>> start Data excerpt
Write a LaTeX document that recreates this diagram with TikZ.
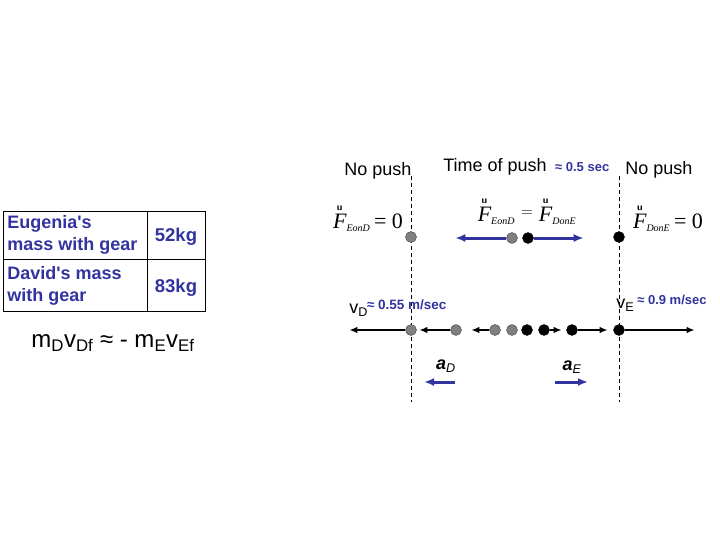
\documentclass[tikz,border=0pt]{standalone}
\usepackage{amsmath}
\usepackage{fontspec}
\usepackage{xcolor}
\usepackage{tikz}
\setmainfont{Liberation Sans}
\newfontfamily\tmsfont{Liberation Serif}
\usetikzlibrary{positioning,arrows.meta}

\definecolor{pushblue}{RGB}{51,51,160}
\definecolor{dotgray}{RGB}{128,128,128}

% force symbol as the slide prints it (small mark over italic F)
\newcommand{\Fon}[1]{{\tmsfont$\overset{\raisebox{-1pt}{\sffamily\bfseries\fontsize{10}{10}\selectfont u}}{\text{\itshape F}}_{\text{\itshape\fontsize{10}{10}\selectfont #1}}$}}

\begin{document}
\begin{tikzpicture}[
    x=1pt, y=-1pt,
    >={latex},
    thick,
    font=\fontsize{18}{21}\selectfont,
    dotD/.style={circle, fill=dotgray, draw=black!75, thin, minimum size=11pt, inner sep=0pt},
    dotE/.style={circle, fill=black, draw=black, thin, minimum size=11pt, inner sep=0pt},
    guide/.style={thin, dash pattern=on 4pt off 3pt},
    vel/.style={-{Latex[length=8pt,width=6.5pt]}, line width=2pt},
    acc/.style={-{Latex[length=10pt,width=8pt]}, line width=3pt, pushblue},
    massbox/.style={anchor=west, align=left, text=pushblue, font=\bfseries\fontsize{18}{22}\selectfont},
    small/.style={text=pushblue, font=\bfseries\fontsize{13}{15}\selectfont}
]
    \useasboundingbox (0,0) rectangle (720,540);

    % Mass table
    \draw[thin] (3,211) rectangle (205,311);
    \draw[thin] (3,259) -- (205,259);
    \draw[thin] (147,211) -- (147,311);
    \node[massbox, inner sep=1pt] (massE) at (6,235) {Eugenia\textquotesingle s\\mass with gear};
    \node[massbox, inner sep=1pt] (massD) at (6,286) {David\textquotesingle s mass\\with gear};
    \node[text=pushblue, font=\bfseries\fontsize{18.5}{21}\selectfont] (kgE) at (176,237) {52kg};
    \node[text=pushblue, font=\bfseries\fontsize{18.5}{21}\selectfont] (kgD) at (176,288) {83kg};

    % Momentum balance
    \node[font=\fontsize{24}{27}\selectfont] (momentum) at (113,343)
        {m\textsubscript{D}v\textsubscript{Df} ≈ - m\textsubscript{E}v\textsubscript{Ef}};

    % Push interval boundaries
    \draw[guide] (411,176) -- (411,402);
    \draw[guide] (619,176) -- (619,402);

    % Headings
    \node (nopushL) at (378,171) {No push};
    \node (pushtime) at (495,167) {Time of push};
    \node[small, right=1pt of pushtime] (pushdt) {≈ 0.5 sec};
    \node (nopushR) at (659,170) {No push};

    % Forces
    \node[font=\fontsize{22}{24}\selectfont] (forceL) at (368,218) {\Fon{EonD}{\tmsfont\,= 0}};
    \node[font=\fontsize{22}{24}\selectfont] (forceM) at (527,211) {\Fon{EonD} {\sffamily\fontsize{16}{16}\selectfont\raisebox{5pt}{=}} \Fon{DonE}};
    \node[font=\fontsize{22}{24}\selectfont] (forceR) at (668,218) {\Fon{DonE}{\tmsfont\,= 0}};

    % Skaters at the moment of push
    \node[dotD] (pD0) at (411,237) {};
    \node[dotD] (pD) at (512,238) {};
    \node[dotE] (pE) at (528,238) {};
    \node[dotE] (pE0) at (619,237) {};
    \draw[acc] (pD.west) -- ++(-51,0);
    \draw[acc] (pE.east) -- ++(50,0);

    % Final speeds
    \node[anchor=west, inner sep=0pt] (velD) at (349,308) {v\textsubscript{D}\hspace{-1pt}\raisebox{4pt}{\textcolor{pushblue}{\bfseries\fontsize{13.5}{15}\selectfont ≈ 0.55 m/sec}}};
    \node[anchor=west, inner sep=0pt] (velE) at (616,303) {v\textsubscript{E}\,\raisebox{4pt}{\textcolor{pushblue}{\bfseries\fontsize{13}{15}\selectfont ≈ 0.9 m/sec}}};

    % Strobe positions
    \node[dotD] (sD1) at (411,330) {};
    \node[dotD] (sD2) at (456,330) {};
    \node[dotD] (sD3) at (495,330) {};
    \node[dotD] (sD4) at (512,330) {};
    \node[dotE] (sE4) at (527,330) {};
    \node[dotE] (sE3) at (544,330) {};
    \node[dotE] (sE2) at (572,330) {};
    \node[dotE] (sE1) at (619,330) {};
    \draw[vel] (sD1.west) -- ++(-56,0);
    \draw[vel] (sD2.west) -- ++(-31,0);
    \draw[vel] (sD3.west) -- ++(-18,0);
    \draw[vel] (sE3.east) -- ++(12,0);
    \draw[vel] (sE2.east) -- ++(30,0);
    \draw[vel] (sE1.east) -- ++(70,0);

    % Accelerations
    \node[font=\bfseries\itshape\fontsize{18}{20}\selectfont] (accD) at (446,366) {a\textsubscript{\mdseries D}};
    \node[font=\bfseries\itshape\fontsize{18}{20}\selectfont] (accE) at (572,367) {a\textsubscript{\mdseries E}};
    \coordinate (accDend) at (424,382);
    \coordinate (accEend) at (588,382);
    \draw[acc] (455,382) -- (accDend);
    \draw[acc] (555,382) -- (accEend);

\end{tikzpicture}
\end{document}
>> end Data excerpt
▸ Direction: Write out each line of the data exactly; the images should be left out.

▸ Reply:
Write a LaTeX document that recreates this diagram with TikZ.
\documentclass[tikz,border=0pt]{standalone}
\usepackage{amsmath}
\usepackage{fontspec}
\usepackage{xcolor}
\usepackage{tikz}
\setmainfont{Liberation Sans}
\newfontfamily\tmsfont{Liberation Serif}
\usetikzlibrary{positioning,arrows.meta}

\definecolor{pushblue}{RGB}{51,51,160}
\definecolor{dotgray}{RGB}{128,128,128}

% force symbol as the slide prints it (small mark over italic F)
\newcommand{\Fon}[1]{{\tmsfont$\overset{\raisebox{-1pt}{\sffamily\bfseries\fontsize{10}{10}\selectfont u}}{\text{\itshape F}}_{\text{\itshape\fontsize{10}{10}\selectfont #1}}$}}

\begin{document}
\begin{tikzpicture}[
    x=1pt, y=-1pt,
    >={latex},
    thick,
    font=\fontsize{18}{21}\selectfont,
    dotD/.style={circle, fill=dotgray, draw=black!75, thin, minimum size=11pt, inner sep=0pt},
    dotE/.style={circle, fill=black, draw=black, thin, minimum size=11pt, inner sep=0pt},
    guide/.style={thin, dash pattern=on 4pt off 3pt},
    vel/.style={-{Latex[length=8pt,width=6.5pt]}, line width=2pt},
    acc/.style={-{Latex[length=10pt,width=8pt]}, line width=3pt, pushblue},
    massbox/.style={anchor=west, align=left, text=pushblue, font=\bfseries\fontsize{18}{22}\selectfont},
    small/.style={text=pushblue, font=\bfseries\fontsize{13}{15}\selectfont}
]
    \useasboundingbox (0,0) rectangle (720,540);

    % Mass table
    \draw[thin] (3,211) rectangle (205,311);
    \draw[thin] (3,259) -- (205,259);
    \draw[thin] (147,211) -- (147,311);
    \node[massbox, inner sep=1pt] (massE) at (6,235) {Eugenia\textquotesingle s\\mass with gear};
    \node[massbox, inner sep=1pt] (massD) at (6,286) {David\textquotesingle s mass\\with gear};
    \node[text=pushblue, font=\bfseries\fontsize{18.5}{21}\selectfont] (kgE) at (176,237) {52kg};
    \node[text=pushblue, font=\bfseries\fontsize{18.5}{21}\selectfont] (kgD) at (176,288) {83kg};

    % Momentum balance
    \node[font=\fontsize{24}{27}\selectfont] (momentum) at (113,343)
        {m\textsubscript{D}v\textsubscript{Df} ≈ - m\textsubscript{E}v\textsubscript{Ef}};

    % Push interval boundaries
    \draw[guide] (411,176) -- (411,402);
    \draw[guide] (619,176) -- (619,402);

    % Headings
    \node (nopushL) at (378,171) {No push};
    \node (pushtime) at (495,167) {Time of push};
    \node[small, right=1pt of pushtime] (pushdt) {≈ 0.5 sec};
    \node (nopushR) at (659,170) {No push};

    % Forces
    \node[font=\fontsize{22}{24}\selectfont] (forceL) at (368,218) {\Fon{EonD}{\tmsfont\,= 0}};
    \node[font=\fontsize{22}{24}\selectfont] (forceM) at (527,211) {\Fon{EonD} {\sffamily\fontsize{16}{16}\selectfont\raisebox{5pt}{=}} \Fon{DonE}};
    \node[font=\fontsize{22}{24}\selectfont] (forceR) at (668,218) {\Fon{DonE}{\tmsfont\,= 0}};

    % Skaters at the moment of push
    \node[dotD] (pD0) at (411,237) {};
    \node[dotD] (pD) at (512,238) {};
    \node[dotE] (pE) at (528,238) {};
    \node[dotE] (pE0) at (619,237) {};
    \draw[acc] (pD.west) -- ++(-51,0);
    \draw[acc] (pE.east) -- ++(50,0);

    % Final speeds
    \node[anchor=west, inner sep=0pt] (velD) at (349,308) {v\textsubscript{D}\hspace{-1pt}\raisebox{4pt}{\textcolor{pushblue}{\bfseries\fontsize{13.5}{15}\selectfont ≈ 0.55 m/sec}}};
    \node[anchor=west, inner sep=0pt] (velE) at (616,303) {v\textsubscript{E}\,\raisebox{4pt}{\textcolor{pushblue}{\bfseries\fontsize{13}{15}\selectfont ≈ 0.9 m/sec}}};

    % Strobe positions
    \node[dotD] (sD1) at (411,330) {};
    \node[dotD] (sD2) at (456,330) {};
    \node[dotD] (sD3) at (495,330) {};
    \node[dotD] (sD4) at (512,330) {};
    \node[dotE] (sE4) at (527,330) {};
    \node[dotE] (sE3) at (544,330) {};
    \node[dotE] (sE2) at (572,330) {};
    \node[dotE] (sE1) at (619,330) {};
    \draw[vel] (sD1.west) -- ++(-56,0);
    \draw[vel] (sD2.west) -- ++(-31,0);
    \draw[vel] (sD3.west) -- ++(-18,0);
    \draw[vel] (sE3.east) -- ++(12,0);
    \draw[vel] (sE2.east) -- ++(30,0);
    \draw[vel] (sE1.east) -- ++(70,0);

    % Accelerations
    \node[font=\bfseries\itshape\fontsize{18}{20}\selectfont] (accD) at (446,366) {a\textsubscript{\mdseries D}};
    \node[font=\bfseries\itshape\fontsize{18}{20}\selectfont] (accE) at (572,367) {a\textsubscript{\mdseries E}};
    \coordinate (accDend) at (424,382);
    \coordinate (accEend) at (588,382);
    \draw[acc] (455,382) -- (accDend);
    \draw[acc] (555,382) -- (accEend);

\end{tikzpicture}
\end{document}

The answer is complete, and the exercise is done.